— Start of Data provided —

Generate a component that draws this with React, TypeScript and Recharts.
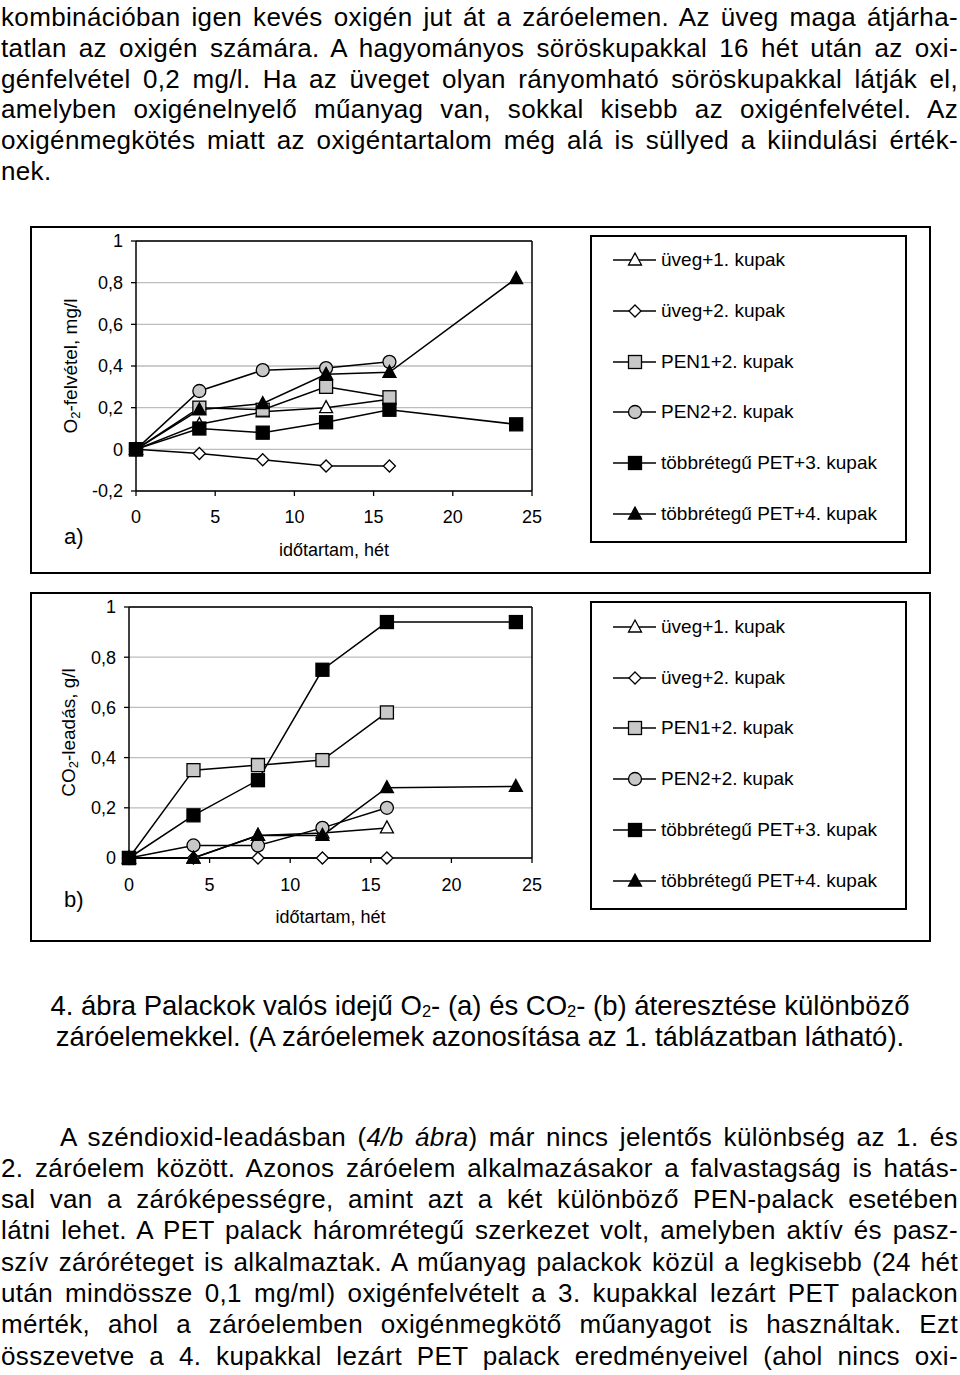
import React from 'react';
import { LineChart, Line, XAxis, YAxis, CartesianGrid, ReferenceLine, Legend } from 'recharts';

const FONT = '"Liberation Sans", Arial, Helvetica, sans-serif';

// ---- data ----
const weeks = [0, 4, 8, 12, 16, 24];
const xTicks = [0, 5, 10, 15, 20, 25];
const yTicksA = [-0.2, 0, 0.2, 0.4, 0.6, 0.8, 1];
const yTicksB = [0, 0.2, 0.4, 0.6, 0.8, 1];
const seriesNames = [
  'üveg+1. kupak',
  'üveg+2. kupak',
  'PEN1+2. kupak',
  'PEN2+2. kupak',
  'többrétegű PET+3. kupak',
  'többrétegű PET+4. kupak',
];

// a) O2 uptake, mg/l
const o2Uveg1 = [0, 0.12, 0.18, 0.2, 0.24, null];
const o2Uveg2 = [0, -0.02, -0.05, -0.08, -0.08, null];
const o2Pen1 = [0, 0.2, 0.19, 0.3, 0.25, null];
const o2Pen2 = [0, 0.28, 0.38, 0.39, 0.42, null];
const o2Pet3 = [0, 0.1, 0.08, 0.13, 0.19, 0.12];
const o2Pet4 = [0, 0.19, 0.22, 0.36, 0.37, 0.82];

// b) CO2 release, g/l
const co2Uveg1 = [0, 0, 0.09, 0.1, 0.12, null];
const co2Uveg2 = [0, 0, 0, 0, 0, null];
const co2Pen1 = [0, 0.35, 0.37, 0.39, 0.58, null];
const co2Pen2 = [0, 0.05, 0.05, 0.12, 0.2, null];
const co2Pet3 = [0, 0.17, 0.31, 0.75, 0.94, 0.94];
const co2Pet4 = [0, 0, 0.09, 0.09, 0.28, 0.285];

// ---- text ----
const topLines = [
  'kombinációban igen kevés oxigén jut át a záróelemen. Az üveg maga átjárha-',
  'tatlan az oxigén számára. A hagyományos söröskupakkal 16 hét után az oxi-',
  'génfelvétel 0,2 mg/l. Ha az üveget olyan rányomható söröskupakkal látják el,',
  'amelyben oxigénelnyelő műanyag van, sokkal kisebb az oxigénfelvétel. Az',
  'oxigénmegkötés miatt az oxigéntartalom még alá is süllyed a kiindulási érték-',
  'nek.',
];
const bottomLines = [
  '2. záróelem között. Azonos záróelem alkalmazásakor a falvastagság is hatás-',
  'sal van a záróképességre, amint azt a két különböző PEN-palack esetében',
  'látni lehet. A PET palack háromrétegű szerkezet volt, amelyben aktív és pasz-',
  'szív záróréteget is alkalmaztak. A műanyag palackok közül a legkisebb (24 hét',
  'után mindössze 0,1 mg/ml) oxigénfelvételt a 3. kupakkal lezárt PET palackon',
  'mérték, ahol a záróelemben oxigénmegkötő műanyagot is használtak. Ezt',
  'összevetve a 4. kupakkal lezárt PET palack eredményeivel (ahol nincs oxi-',
];

type Shape = 'triangle' | 'diamond' | 'square' | 'circle';
type SeriesStyle = { key: string; name: string; shape: Shape; fill: string };
const seriesStyles: SeriesStyle[] = [
  { key: 'uveg1', name: seriesNames[0], shape: 'triangle', fill: '#ffffff' },
  { key: 'uveg2', name: seriesNames[1], shape: 'diamond', fill: '#ffffff' },
  { key: 'pen1', name: seriesNames[2], shape: 'square', fill: '#c8c8c8' },
  { key: 'pen2', name: seriesNames[3], shape: 'circle', fill: '#c8c8c8' },
  { key: 'pet3', name: seriesNames[4], shape: 'square', fill: '#000000' },
  { key: 'pet4', name: seriesNames[5], shape: 'triangle', fill: '#000000' },
];

function buildRows(values: (number | null)[][]) {
  return weeks.map((w, i) => {
    const row: any = { week: w };
    seriesStyles.forEach((s, j) => {
      row[s.key] = values[j][i];
    });
    return row;
  });
}
const dataA = buildRows([o2Uveg1, o2Uveg2, o2Pen1, o2Pen2, o2Pet3, o2Pet4]);
const dataB = buildRows([co2Uveg1, co2Uveg2, co2Pen1, co2Pen2, co2Pet3, co2Pet4]);

const fmt = (v: number) => String(Math.round(v * 10) / 10).replace('.', ',');

function Marker({ cx, cy, shape, fill }: { cx: number; cy: number; shape: Shape; fill: string }) {
  const st = { stroke: '#000', strokeWidth: 1.3, fill };
  if (shape === 'triangle')
    return <polygon points={`${cx},${cy - 7} ${cx + 6.5},${cy + 5} ${cx - 6.5},${cy + 5}`} {...st} />;
  if (shape === 'diamond')
    return <polygon points={`${cx},${cy - 6} ${cx + 6},${cy} ${cx},${cy + 6} ${cx - 6},${cy}`} {...st} />;
  if (shape === 'square') return <rect x={cx - 6.5} y={cy - 6.5} width={13} height={13} {...st} />;
  return <circle cx={cx} cy={cy} r={6.5} {...st} />;
}

function YTitle(props: any) {
  const vb = props.viewBox || { x: 0, y: 0, width: 0, height: 0 };
  const cx = vb.x + vb.width - props.off;
  const cy = vb.y + vb.height / 2;
  return (
    <text
      x={cx}
      y={cy}
      transform={`rotate(-90 ${cx} ${cy})`}
      textAnchor="middle"
      dominantBaseline="central"
      fontSize={19}
      fill="#000"
      fontFamily={FONT}
    >
      {props.main}
      <tspan fontSize={13} dy={5}>2</tspan>
      <tspan fontSize={19} dy={-5}>{props.rest}</tspan>
    </text>
  );
}

function XTitle(props: any) {
  const vb = props.viewBox || { x: 0, y: 0, width: 0, height: 0 };
  return (
    <text
      x={vb.x + vb.width / 2}
      y={vb.y + 59}
      textAnchor="middle"
      dominantBaseline="central"
      fontSize={18}
      fill="#000"
      fontFamily={FONT}
    >
      időtartam, hét
    </text>
  );
}

function LegendBox({ height, first, step }: { height: number; first: number; step: number }) {
  return (
    <div
      style={{
        position: 'relative',
        width: 317,
        height,
        border: '2px solid #000',
        boxSizing: 'border-box',
        background: '#fff',
        fontFamily: FONT,
      }}
    >
      {seriesStyles.map((s, i) => (
        <div
          key={s.key}
          style={{
            position: 'absolute',
            left: 0,
            top: first - 2 - 12 + i * step,
            height: 24,
            display: 'flex',
            alignItems: 'center',
            whiteSpace: 'nowrap',
          }}
        >
          <svg width={66} height={24} style={{ display: 'block' }}>
            <line x1={21} x2={64} y1={12} y2={12} stroke="#000" strokeWidth={1.5} />
            <Marker cx={43} cy={12} shape={s.shape} fill={s.fill} />
          </svg>
          <span style={{ marginLeft: 3, fontSize: 19, color: '#000' }}>{s.name}</span>
        </div>
      ))}
    </div>
  );
}

type PanelProps = {
  frameTop: number;
  frameHeight: number;
  data: any[];
  yTicks: number[];
  yDomain: [number, number];
  plotLeft: number;
  plotWidth: number;
  plotHeight: number;
  yMain: string;
  yRest: string;
  yOff: number;
  xTickMargin: number;
  tag: string;
  tagTop: number;
  legendHeight: number;
  legendFirst: number;
  legendStep: number;
};

function Panel(p: PanelProps) {
  const innerW = 897;
  const innerH = p.frameHeight - 4;
  const top = 13;
  return (
    <div
      style={{
        position: 'absolute',
        left: 30,
        top: p.frameTop,
        width: 901,
        height: p.frameHeight,
        border: '2px solid #000',
        boxSizing: 'border-box',
      }}
    >
      <LineChart
        width={innerW}
        height={innerH}
        data={p.data}
        margin={{
          top,
          right: innerW - p.plotLeft - p.plotWidth,
          left: p.plotLeft - 90,
          bottom: innerH - top - p.plotHeight - 30,
        }}
        style={{ fontFamily: FONT }}
      >
        <CartesianGrid horizontal vertical={false} stroke="#bdbdbd" strokeWidth={1.3} />
        <XAxis
          dataKey="week"
          type="number"
          domain={[0, 25]}
          ticks={xTicks}
          interval={0}
          height={30}
          axisLine={{ stroke: '#000', strokeWidth: 1.5 }}
          tickLine={{ stroke: '#000', strokeWidth: 1.3 }}
          tickSize={5}
          tickMargin={p.xTickMargin}
          tick={{ fill: '#000', fontSize: 18, fontFamily: FONT }}
          label={<XTitle />}
        />
        <YAxis
          type="number"
          domain={p.yDomain}
          ticks={p.yTicks}
          interval={0}
          width={90}
          tickFormatter={fmt}
          axisLine={{ stroke: '#000', strokeWidth: 1.5 }}
          tickLine={{ stroke: '#000', strokeWidth: 1.3 }}
          tickSize={5}
          tickMargin={8}
          tick={{ fill: '#000', fontSize: 18, fontFamily: FONT }}
          label={<YTitle main={p.yMain} rest={p.yRest} off={p.yOff} />}
        />
        <ReferenceLine y={1} stroke="#000" strokeWidth={1.5} />
        <ReferenceLine x={25} stroke="#000" strokeWidth={1.5} />
        {seriesStyles.map((s) => (
          <Line
            key={s.key}
            dataKey={s.key}
            name={s.name}
            type="linear"
            stroke="#000"
            strokeWidth={1.5}
            isAnimationActive={false}
            activeDot={false}
            dot={(d: any) => {
              if (d.value == null || d.cx == null || d.cy == null) return <g key={`${s.key}-${d.index}`} />;
              return (
                <g key={`${s.key}-${d.index}`}>
                  <Marker cx={d.cx} cy={d.cy} shape={s.shape} fill={s.fill} />
                </g>
              );
            }}
          />
        ))}
        <Legend
          layout="vertical"
          align="center"
          verticalAlign="middle"
          wrapperStyle={{ left: 558, top: 7, width: 317, height: p.legendHeight }}
          content={<LegendBox height={p.legendHeight} first={p.legendFirst} step={p.legendStep} />}
        />
      </LineChart>
      <div
        style={{
          position: 'absolute',
          left: 32,
          top: p.tagTop,
          fontSize: 22,
          lineHeight: '26px',
          fontFamily: FONT,
        }}
      >
        {p.tag}
      </div>
    </div>
  );
}

const Sub = ({ children }: { children: React.ReactNode }) => (
  <span style={{ fontSize: '0.6em', verticalAlign: '-0.12em', lineHeight: 0 }}>{children}</span>
);

export default function App() {
  return (
    <div
      style={{
        position: 'absolute',
        left: 0,
        top: 0,
        width: 960,
        height: 1375,
        background: '#fff',
        color: '#000',
        fontFamily: FONT,
        overflow: 'hidden',
      }}
    >
      <div
        style={{
          position: 'absolute',
          left: 1,
          top: 2,
          width: 957,
          fontSize: 26,
          lineHeight: '30.8px',
          letterSpacing: '0.35px',
        }}
      >
        {topLines.map((l, i) => (
          <div
            key={i}
            style={{ textAlign: 'justify', textAlignLast: i === topLines.length - 1 ? 'left' : 'justify' } as any}
          >
            {l}
          </div>
        ))}
      </div>

      <Panel
        frameTop={226}
        frameHeight={348}
        data={dataA}
        yTicks={yTicksA}
        yDomain={[-0.2, 1]}
        plotLeft={104}
        plotWidth={396}
        plotHeight={250}
        yMain="O"
        yRest="-felvétel, mg/l"
        yOff={66}
        xTickMargin={14}
        tag="a)"
        tagTop={296}
        legendHeight={308}
        legendFirst={25}
        legendStep={50.8}
      />

      <Panel
        frameTop={592}
        frameHeight={350}
        data={dataB}
        yTicks={yTicksB}
        yDomain={[0, 1]}
        plotLeft={97}
        plotWidth={403}
        plotHeight={251}
        yMain="CO"
        yRest="-leadás, g/l"
        yOff={61}
        xTickMargin={15}
        tag="b)"
        tagTop={293}
        legendHeight={309}
        legendFirst={26}
        legendStep={50.7}
      />

      <div
        style={{
          position: 'absolute',
          left: 0,
          top: 989.5,
          width: 960,
          textAlign: 'center',
          fontSize: 27.5,
          lineHeight: '31px',
        }}
      >
        <div>
          4. ábra Palackok valós idejű O<Sub>2</Sub>- (a) és CO<Sub>2</Sub>- (b) áteresztése különböző
        </div>
        <div>záróelemekkel. (A záróelemek azonosítása az 1. táblázatban látható).</div>
      </div>

      <div
        style={{
          position: 'absolute',
          left: 1,
          top: 1121.5,
          width: 957,
          fontSize: 26,
          lineHeight: '31.3px',
          letterSpacing: '0.35px',
        }}
      >
        <div style={{ textAlign: 'justify', textAlignLast: 'justify', paddingLeft: 59 } as any}>
          A széndioxid-leadásban (<i>4/b ábra</i>) már nincs jelentős különbség az 1. és
        </div>
        {bottomLines.map((l, i) => (
          <div key={i} style={{ textAlign: 'justify', textAlignLast: 'justify' } as any}>
            {l}
          </div>
        ))}
      </div>
    </div>
  );
}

— End of Data provided —

## Task instructions
Reproduce the data above word for word from its first line through the line that holds "Arial, Helvetica, sans-serif';", both ends included; skip pictures.

## Response to this exercise
Generate a component that draws this with React, TypeScript and Recharts.
import React from 'react';
import { LineChart, Line, XAxis, YAxis, CartesianGrid, ReferenceLine, Legend } from 'recharts';

const FONT = '"Liberation Sans", Arial, Helvetica, sans-serif';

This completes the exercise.